The Elasticsearch index lifecycle

Structure of a multidimensional index

In the HCL Commerce Version 9.1 implementation of Elasticsearch, index schemas are provided for each product index. Each schema is further subdivided into several classifications. For example, the Product schema is broken down into Entitlement, Price, Inventory, Browsing, Attributes, and Properties. Each classification can further be indexed into multiple field types based on usages, such as Display, Searching, Filtering, Faceting, Boosting, or Sorting. To examine the schema for this example, see Ingest Product index pipeline.

The Ingest service creates a separate indexed document for each supported language, for each supported catalog, and for each store. This might be concerning if you expect that the result will be a very large index, and the size does matter initially when you set up the index. However, Elasticsearch's ability to do incremental updates changes the equation once the index is set up. If day to day changes are not large you will not find performance to be greatly affected, as it would be if you had to do regular full reindexing. In addition, the use of esites also improves performance. Each esite has its own index, because each store may have its own data lifecycle. Optionally, if the esites share the data lifecycle and share the catalog, you can use the master catalog approach with the stores.

Any indexed document can be used in multiple contexts, such as approved (unpublished), live (published). These can have work-in-progress, updated, or overwritten values, each expressed as a new index field name with the appropriate prefix. Note that new (or to-be-deleted) documents are tagged as new (or deleted) to avoid being included in the Live index.

Push-To-Live requests

When staging propagation starts, the publish operation on the Authoring Transaction server will push or replicate all production ready changes from the Auth database to the Live database.

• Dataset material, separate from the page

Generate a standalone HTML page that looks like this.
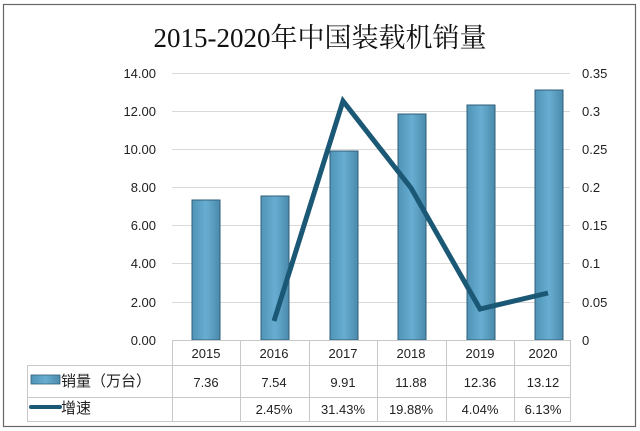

This Push-To-Live (PTL) approach no longer requires replicating to Subordinate nodes. Instead, a copy of the new live index will be created in the Live environment and will be swapped in once the new index is ready. The old version will be de-commissioned immediately.

Data object caches and REST caching that are used in the Live environment Query Service are invalidated; JSP caching used in the Store server may also be invalidated if applicable.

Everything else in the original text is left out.